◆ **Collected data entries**

--------------------------------

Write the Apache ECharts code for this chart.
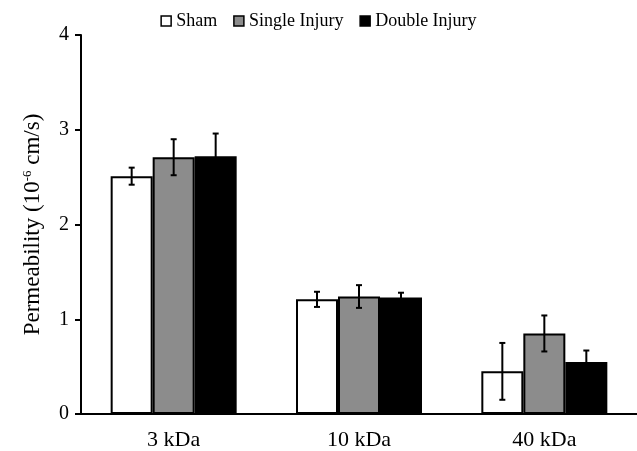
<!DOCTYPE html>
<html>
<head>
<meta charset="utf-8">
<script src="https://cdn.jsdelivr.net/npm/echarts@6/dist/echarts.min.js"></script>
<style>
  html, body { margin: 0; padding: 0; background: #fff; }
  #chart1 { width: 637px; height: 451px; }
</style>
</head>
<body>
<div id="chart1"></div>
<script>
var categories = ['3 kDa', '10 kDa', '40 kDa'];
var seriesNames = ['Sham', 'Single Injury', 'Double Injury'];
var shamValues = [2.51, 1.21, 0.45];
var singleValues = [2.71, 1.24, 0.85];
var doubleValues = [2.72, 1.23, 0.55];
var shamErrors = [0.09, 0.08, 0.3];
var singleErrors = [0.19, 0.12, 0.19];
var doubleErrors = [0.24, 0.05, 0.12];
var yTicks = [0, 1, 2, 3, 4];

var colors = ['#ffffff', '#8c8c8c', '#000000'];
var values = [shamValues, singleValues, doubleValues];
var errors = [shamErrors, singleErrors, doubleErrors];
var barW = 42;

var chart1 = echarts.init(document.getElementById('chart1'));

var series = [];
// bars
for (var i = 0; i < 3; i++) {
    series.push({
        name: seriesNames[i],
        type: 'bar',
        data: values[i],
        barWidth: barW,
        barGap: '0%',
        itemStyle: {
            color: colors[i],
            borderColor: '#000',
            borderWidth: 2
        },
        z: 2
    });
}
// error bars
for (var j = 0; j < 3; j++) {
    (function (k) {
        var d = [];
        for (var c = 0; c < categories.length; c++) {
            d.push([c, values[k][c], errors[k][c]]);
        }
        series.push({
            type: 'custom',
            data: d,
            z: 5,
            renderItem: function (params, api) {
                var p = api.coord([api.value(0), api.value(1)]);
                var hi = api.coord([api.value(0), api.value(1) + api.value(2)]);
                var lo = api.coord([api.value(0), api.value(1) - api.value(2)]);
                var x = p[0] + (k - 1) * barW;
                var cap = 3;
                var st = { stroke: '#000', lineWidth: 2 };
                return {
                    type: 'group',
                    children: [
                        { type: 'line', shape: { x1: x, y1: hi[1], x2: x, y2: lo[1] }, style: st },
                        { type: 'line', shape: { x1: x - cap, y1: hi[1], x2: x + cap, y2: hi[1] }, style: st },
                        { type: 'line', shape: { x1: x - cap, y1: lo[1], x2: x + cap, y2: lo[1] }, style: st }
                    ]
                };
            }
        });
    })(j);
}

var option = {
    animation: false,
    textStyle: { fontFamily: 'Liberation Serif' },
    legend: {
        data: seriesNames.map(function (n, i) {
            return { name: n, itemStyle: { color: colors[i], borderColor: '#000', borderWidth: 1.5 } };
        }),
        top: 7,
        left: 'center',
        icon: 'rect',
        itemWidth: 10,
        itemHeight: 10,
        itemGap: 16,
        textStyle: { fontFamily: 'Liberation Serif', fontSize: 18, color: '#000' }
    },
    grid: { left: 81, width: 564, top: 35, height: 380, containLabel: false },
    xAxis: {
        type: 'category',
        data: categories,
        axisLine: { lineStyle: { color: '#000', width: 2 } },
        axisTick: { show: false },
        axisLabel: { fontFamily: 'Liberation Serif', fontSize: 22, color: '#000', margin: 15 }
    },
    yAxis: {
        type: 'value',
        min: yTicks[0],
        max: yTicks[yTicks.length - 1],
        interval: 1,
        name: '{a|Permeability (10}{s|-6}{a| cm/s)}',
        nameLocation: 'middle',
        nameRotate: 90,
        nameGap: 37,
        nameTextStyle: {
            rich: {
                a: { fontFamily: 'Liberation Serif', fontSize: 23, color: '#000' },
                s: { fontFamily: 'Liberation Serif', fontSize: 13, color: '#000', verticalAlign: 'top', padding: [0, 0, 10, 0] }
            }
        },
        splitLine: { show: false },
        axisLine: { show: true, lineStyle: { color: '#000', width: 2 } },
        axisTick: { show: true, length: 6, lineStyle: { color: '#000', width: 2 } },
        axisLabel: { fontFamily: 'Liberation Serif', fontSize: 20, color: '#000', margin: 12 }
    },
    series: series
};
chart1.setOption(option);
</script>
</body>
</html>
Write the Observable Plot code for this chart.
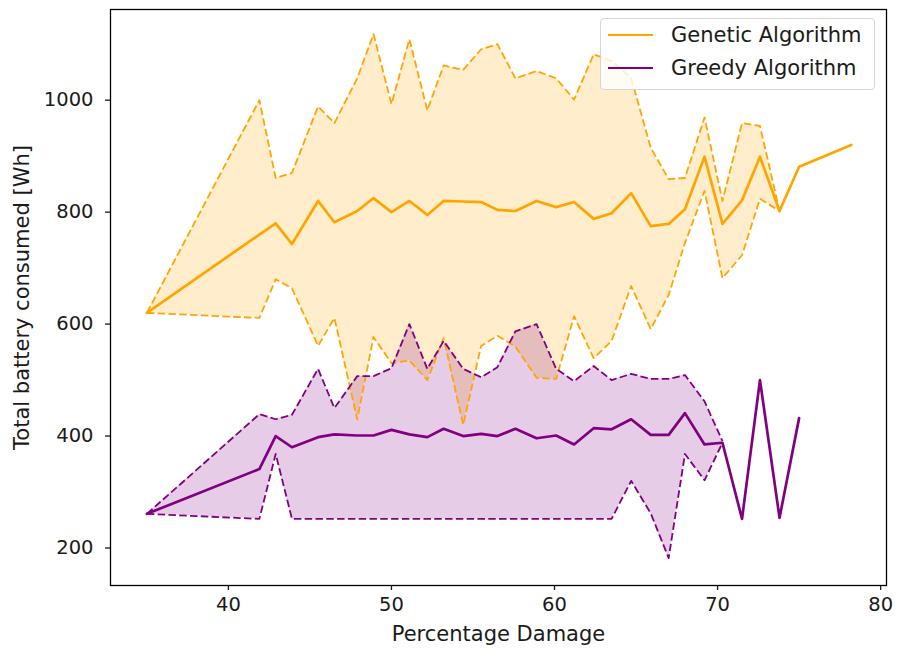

--------------------------------

Without the pictures, restate all the entries above exactly.

Write the Apache ECharts code for this chart.
<!DOCTYPE html>
<html>
<head>
<meta charset="utf-8">
<script src="https://cdn.jsdelivr.net/npm/echarts@6/dist/echarts.min.js"></script>
<style>
  html, body { margin: 0; padding: 0; background: #fff; }
  #chart1 { width: 637px; height: 451px; }
</style>
</head>
<body>
<div id="chart1"></div>
<script>
var categories = ['3 kDa', '10 kDa', '40 kDa'];
var seriesNames = ['Sham', 'Single Injury', 'Double Injury'];
var shamValues = [2.51, 1.21, 0.45];
var singleValues = [2.71, 1.24, 0.85];
var doubleValues = [2.72, 1.23, 0.55];
var shamErrors = [0.09, 0.08, 0.3];
var singleErrors = [0.19, 0.12, 0.19];
var doubleErrors = [0.24, 0.05, 0.12];
var yTicks = [0, 1, 2, 3, 4];

var colors = ['#ffffff', '#8c8c8c', '#000000'];
var values = [shamValues, singleValues, doubleValues];
var errors = [shamErrors, singleErrors, doubleErrors];
var barW = 42;

var chart1 = echarts.init(document.getElementById('chart1'));

var series = [];
// bars
for (var i = 0; i < 3; i++) {
    series.push({
        name: seriesNames[i],
        type: 'bar',
        data: values[i],
        barWidth: barW,
        barGap: '0%',
        itemStyle: {
            color: colors[i],
            borderColor: '#000',
            borderWidth: 2
        },
        z: 2
    });
}
// error bars
for (var j = 0; j < 3; j++) {
    (function (k) {
        var d = [];
        for (var c = 0; c < categories.length; c++) {
            d.push([c, values[k][c], errors[k][c]]);
        }
        series.push({
            type: 'custom',
            data: d,
            z: 5,
            renderItem: function (params, api) {
                var p = api.coord([api.value(0), api.value(1)]);
                var hi = api.coord([api.value(0), api.value(1) + api.value(2)]);
                var lo = api.coord([api.value(0), api.value(1) - api.value(2)]);
                var x = p[0] + (k - 1) * barW;
                var cap = 3;
                var st = { stroke: '#000', lineWidth: 2 };
                return {
                    type: 'group',
                    children: [
                        { type: 'line', shape: { x1: x, y1: hi[1], x2: x, y2: lo[1] }, style: st },
                        { type: 'line', shape: { x1: x - cap, y1: hi[1], x2: x + cap, y2: hi[1] }, style: st },
                        { type: 'line', shape: { x1: x - cap, y1: lo[1], x2: x + cap, y2: lo[1] }, style: st }
                    ]
                };
            }
        });
    })(j);
}

var option = {
    animation: false,
    textStyle: { fontFamily: 'Liberation Serif' },
    legend: {
        data: seriesNames.map(function (n, i) {
            return { name: n, itemStyle: { color: colors[i], borderColor: '#000', borderWidth: 1.5 } };
        }),
        top: 7,
        left: 'center',
        icon: 'rect',
        itemWidth: 10,
        itemHeight: 10,
        itemGap: 16,
        textStyle: { fontFamily: 'Liberation Serif', fontSize: 18, color: '#000' }
    },
    grid: { left: 81, width: 564, top: 35, height: 380, containLabel: false },
    xAxis: {
        type: 'category',
        data: categories,
        axisLine: { lineStyle: { color: '#000', width: 2 } },
        axisTick: { show: false },
        axisLabel: { fontFamily: 'Liberation Serif', fontSize: 22, color: '#000', margin: 15 }
    },
    yAxis: {
        type: 'value',
        min: yTicks[0],
        max: yTicks[yTicks.length - 1],
        interval: 1,
        name: '{a|Permeability (10}{s|-6}{a| cm/s)}',
        nameLocation: 'middle',
        nameRotate: 90,
        nameGap: 37,
        nameTextStyle: {
            rich: {
                a: { fontFamily: 'Liberation Serif', fontSize: 23, color: '#000' },
                s: { fontFamily: 'Liberation Serif', fontSize: 13, color: '#000', verticalAlign: 'top', padding: [0, 0, 10, 0] }
            }
        },
        splitLine: { show: false },
        axisLine: { show: true, lineStyle: { color: '#000', width: 2 } },
        axisTick: { show: true, length: 6, lineStyle: { color: '#000', width: 2 } },
        axisLabel: { fontFamily: 'Liberation Serif', fontSize: 20, color: '#000', margin: 12 }
    },
    series: series
};
chart1.setOption(option);
</script>
</body>
</html>
Write the Observable Plot code for this chart.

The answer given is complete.